Requiem for a Record Player
Years ago I attended a literary event at a record shop - an actual record shop, as in vinyl, though they also sold CDs. You probably clean your house for company, and you might expect a business to tidy its restroom before hosting an in-store event. You might expect it, sure - but you may find that some businesses are more concerned with keeping it real than keeping it clean.
What I found was that I was expected to relieve myself in the middle of a room filled to the brim with broken turntables.
Like an elephant graveyard strewn with massive bones, these ancient record players stretched to the rafters, encroaching upon even the toilet itself. The sight of it has haunted me for years - to the point that it has become a frequent location my dreams. It was so surreal, to see hundreds of turntables packed into that restroom - I would almost believe I had dreamt it in the first place, if I didn't have other witnesses.
The sight of all of those dead machines prompted a memory of my first record player - a portable printed all over like denim fabric - and I realized that I didn't know what had happened to it. Was it buried somewhere in another record store restroom? Hidden in the dusty recesses of someone's garage? Moldering away at the bottom of a landfill? I had loved it intensely, but I replaced it with a hot pink cassette player without a second thought.
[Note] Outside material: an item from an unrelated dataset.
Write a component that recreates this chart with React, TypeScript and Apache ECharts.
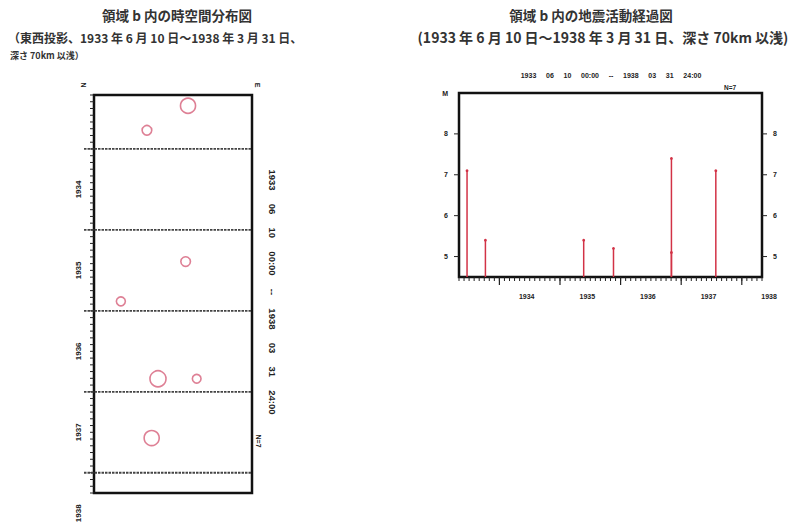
import { useEffect, useRef } from 'react';
import * as echarts from 'echarts';

// ---- texts ----
const titleLeft = ['領域 b 内の時空間分布図', '（東西投影、1933 年 6 月 10 日～1938 年 3 月 31 日、', '深さ 70km 以浅）'];
const titleRight = ['領域 b 内の地震活動経過図', '(1933 年 6 月 10 日～1938 年 3 月 31 日、深さ 70km 以浅)'];
const periodText = '1933 06 10 00:00 -- 1938 03 31 24:00';
const countText = 'N=7';

// ---- data ----
const eventDates = ['1933-06-19', '1933-10-08', '1935-05-22', '1935-11-19', '1936-11-03', '1936-11-03', '1937-07-27'];
const magnitudes = [7.1, 5.4, 5.4, 5.2, 7.4, 5.1, 7.1];
const longitudes = [142.19, 141.67, 142.16, 141.34, 141.81, 142.3, 141.73];
const yearLabels = [1934, 1935, 1936, 1937, 1938];
const magLabels = [5, 6, 7, 8, 9];
const magTicksRight = [5, 6, 7, 8];

// axis ranges (months counted from Jan 1933)
const BASE_YEAR = 1933;
const LEFT_T = [4, 63];
const RIGHT_T = [4, 64];
const LON = [141, 143];
const MAG = [4.5, 9];

const toMonths = (d: string) => {
  const [y, m, dd] = d.split('-').map(Number);
  return (y - BASE_YEAR) * 12 + (m - 1) + (dd - 1) / 30.4;
};

const FONT = '"Liberation Sans", Arial, sans-serif';
const JP = '"Noto Sans CJK JP", "Noto Sans", sans-serif';
const PINK = '#d6607a';
const RED = '#d23246';
const INK = '#222';

export default function App() {
  const ref = useRef<HTMLDivElement>(null);
  useEffect(() => {
    document.body.style.margin = '0';
    const chart = echarts.init(ref.current!, null, { renderer: 'svg' });
    const months = eventDates.map(toMonths);
    const spaced = periodText.split(' ').join('     ');
    const spacedWide = periodText.split(' ').join('     ');

    const smallLabel = { fontSize: 7, fontWeight: 'bold', color: INK, fontFamily: FONT };
    const tickStyle = { stroke: INK, lineWidth: 1 };

    const option: any = {
      animation: false,
      backgroundColor: '#fff',
      grid: [
        { left: 94, top: 95, width: 158, height: 398, show: true, borderColor: '#111', borderWidth: 2.5, backgroundColor: 'transparent' },
        { left: 459, top: 93, width: 303, height: 184, show: true, borderColor: '#111', borderWidth: 2.5, backgroundColor: 'transparent' },
      ],
      xAxis: [
        { gridIndex: 0, type: 'value', min: LON[0], max: LON[1], show: false },
        {
          gridIndex: 1, type: 'value', min: RIGHT_T[0], max: RIGHT_T[1],
          axisLine: { show: false }, axisTick: { show: false },
          axisLabel: { show: false }, splitLine: { show: false },
        },
      ],
      yAxis: [
        {
          gridIndex: 0, type: 'value', inverse: true, min: LEFT_T[0], max: LEFT_T[1],
          axisLine: { show: false }, axisTick: { show: false },
          axisLabel: { show: false }, splitLine: { show: false },
        },
        {
          gridIndex: 1, type: 'value', min: MAG[0], max: MAG[1], position: 'left',
          axisLine: { show: false }, axisTick: { show: false },
          axisLabel: { ...smallLabel, customValues: magLabels, margin: 11, formatter: (v: number) => (v === 9 ? 'M' : String(v)) },
          splitLine: { show: false },
        },
        {
          gridIndex: 1, type: 'value', min: MAG[0], max: MAG[1], position: 'right',
          axisLine: { show: false }, axisTick: { show: false },
          axisLabel: { ...smallLabel, customValues: magTicksRight, margin: 11 },
          splitLine: { show: false },
        },
      ],
      series: [
        // left chart: monthly ticks on the time axis
        {
          type: 'custom', xAxisIndex: 0, yAxisIndex: 0, clip: false, silent: true,
          data: [[LEFT_T[0], LEFT_T[1]]],
          renderItem: (params: any, api: any) => {
            const cs = params.coordSys;
            const children: any[] = [];
            for (let m = Math.ceil(api.value(0)); m <= api.value(1); m++) {
              const p = api.coord([LON[0], m]);
              children.push({ type: 'line', shape: { x1: cs.x - 4, y1: p[1], x2: cs.x, y2: p[1] }, style: tickStyle });
            }
            return { type: 'group', children };
          },
        },
        // left chart: year boundaries
        {
          type: 'custom', xAxisIndex: 0, yAxisIndex: 0, clip: false, silent: true,
          data: yearLabels.map((y) => [(y - BASE_YEAR) * 12]),
          renderItem: (params: any, api: any) => {
            const cs = params.coordSys;
            const p = api.coord([LON[0], api.value(0)]);
            return {
              type: 'line',
              shape: { x1: cs.x - 10, y1: p[1], x2: cs.x + cs.width, y2: p[1] },
              style: { stroke: '#444', lineWidth: 1.8, lineDash: [2.5, 1] },
            };
          },
        },
        // left chart: year labels
        {
          type: 'custom', xAxisIndex: 0, yAxisIndex: 0, clip: false, silent: true,
          data: yearLabels.map((y) => [(y - BASE_YEAR) * 12 + 6, y]),
          renderItem: (params: any, api: any) => {
            const cs = params.coordSys;
            const p = api.coord([LON[0], api.value(0)]);
            return {
              type: 'text', x: cs.x - 16, y: p[1], rotation: Math.PI / 2,
              style: { text: String(api.value(1)), fontSize: 8, fontWeight: 'bold', fill: INK, fontFamily: FONT, align: 'center', verticalAlign: 'middle' },
            };
          },
        },
        // left chart: events
        {
          type: 'scatter', xAxisIndex: 0, yAxisIndex: 0,
          data: longitudes.map((lon, i) => [lon, months[i], magnitudes[i]]),
          symbol: 'circle',
          symbolSize: (d: number[]) => 9 + (d[2] - 5.2) * 3.2,
          itemStyle: { color: 'rgba(0,0,0,0)', borderColor: PINK, borderWidth: 1.6 },
        },
        // right chart: monthly ticks on x + magnitude ticks on both sides
        {
          type: 'custom', xAxisIndex: 1, yAxisIndex: 1, clip: false, silent: true,
          data: [[RIGHT_T[0], RIGHT_T[1]]],
          renderItem: (params: any, api: any) => {
            const cs = params.coordSys;
            const children: any[] = [];
            for (let m = Math.ceil(api.value(0)); m <= api.value(1); m++) {
              const p = api.coord([m, MAG[0]]);
              children.push({ type: 'line', shape: { x1: p[0], y1: p[1], x2: p[0], y2: p[1] + 4 }, style: tickStyle });
            }
            magTicksRight.forEach((v) => {
              const p = api.coord([RIGHT_T[0], v]);
              children.push({ type: 'line', shape: { x1: cs.x - 5, y1: p[1], x2: cs.x, y2: p[1] }, style: tickStyle });
              children.push({ type: 'line', shape: { x1: cs.x + cs.width, y1: p[1], x2: cs.x + cs.width + 5, y2: p[1] }, style: tickStyle });
            });
            return { type: 'group', children };
          },
        },
        // right chart: stems
        {
          type: 'custom', xAxisIndex: 1, yAxisIndex: 1, clip: false, silent: true,
          data: months.map((t, i) => [t, magnitudes[i]]),
          renderItem: (params: any, api: any) => {
            const top = api.coord([api.value(0), api.value(1)]);
            const base = api.coord([api.value(0), MAG[0]]);
            return {
              type: 'group',
              children: [
                { type: 'line', shape: { x1: top[0], y1: top[1], x2: base[0], y2: base[1] }, style: { stroke: RED, lineWidth: 1.5 } },
                { type: 'circle', shape: { cx: top[0], cy: top[1], r: 1.4 }, style: { fill: RED } },
              ],
            };
          },
        },
        // right chart: year ticks + labels
        {
          type: 'custom', xAxisIndex: 1, yAxisIndex: 1, clip: false, silent: true,
          data: yearLabels.map((y) => [(y - BASE_YEAR) * 12, y]),
          renderItem: (params: any, api: any) => {
            const p = api.coord([api.value(0), MAG[0]]);
            const mid = api.coord([api.value(0) + 6, MAG[0]]);
            return {
              type: 'group',
              children: [
                { type: 'line', shape: { x1: p[0], y1: p[1], x2: p[0], y2: p[1] + 8 }, style: { stroke: INK, lineWidth: 1.2 } },
                { type: 'text', x: mid[0] - 3, y: p[1] + 19, style: { text: String(api.value(1)), fontSize: 7, fontWeight: 'bold', fill: INK, fontFamily: FONT, align: 'center', verticalAlign: 'middle' } },
              ],
            };
          },
        },
      ],
      graphic: [
        { type: 'text', x: 177, y: 15, style: { text: titleLeft[0], fontSize: 13.5, fontWeight: 'bold', fill: '#333', fontFamily: JP, align: 'center', verticalAlign: 'middle' } },
        { type: 'text', x: 8, y: 37, style: { text: titleLeft[1], fontSize: 12, fontWeight: 'bold', fill: '#333', fontFamily: JP, align: 'left', verticalAlign: 'middle' } },
        { type: 'text', x: 10, y: 55, style: { text: titleLeft[2], fontSize: 9, fontWeight: 'bold', fill: '#333', fontFamily: JP, align: 'left', verticalAlign: 'middle' } },
        { type: 'text', x: 591, y: 15, style: { text: titleRight[0], fontSize: 13.5, fontWeight: 'bold', fill: '#333', fontFamily: JP, align: 'center', verticalAlign: 'middle' } },
        { type: 'text', x: 603, y: 37, style: { text: titleRight[1], fontSize: 14, fontWeight: 'bold', fill: '#333', fontFamily: JP, align: 'center', verticalAlign: 'middle' } },
        { type: 'text', x: 83, y: 85, rotation: -Math.PI / 2, style: { text: 'N', fontSize: 7, fontWeight: 'bold', fill: INK, fontFamily: FONT, align: 'center', verticalAlign: 'middle' } },
        { type: 'text', x: 257, y: 85, rotation: -Math.PI / 2, style: { text: 'E', fontSize: 7, fontWeight: 'bold', fill: INK, fontFamily: FONT, align: 'center', verticalAlign: 'middle' } },
        { type: 'text', x: 272, y: 292, rotation: -Math.PI / 2, style: { text: spacedWide, fontSize: 9.5, fontWeight: 'bold', fill: INK, fontFamily: FONT, align: 'center', verticalAlign: 'middle' } },
        { type: 'text', x: 258, y: 441, rotation: -Math.PI / 2, style: { text: countText, fontSize: 7, fontWeight: 'bold', fill: INK, fontFamily: FONT, align: 'center', verticalAlign: 'middle' } },
        { type: 'text', x: 611, y: 75, style: { text: spaced, fontSize: 7, fontWeight: 'bold', fill: INK, fontFamily: FONT, align: 'center', verticalAlign: 'middle' } },
        { type: 'text', x: 730, y: 87, style: { text: countText, fontSize: 6.5, fontWeight: 'bold', fill: INK, fontFamily: FONT, align: 'center', verticalAlign: 'middle' } },
      ],
    };
    chart.setOption(option);
    return () => chart.dispose();
  }, []);
  return <div ref={ref} style={{ width: 801, height: 531 }} />;
}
Each of these turntables had their own untold stories of abandonment, I'm sure - each one unique and slightly sad.
When I left that place - that haunted place where turntables go to die - I felt like I had been let in on a secret that I didn't particularly want to know. There are no last rites for record players, no ceremonies of attrition for those of us who walk away from them. There is only a room filled with mute, broken turntables.
I hope I fare better in the afterlife.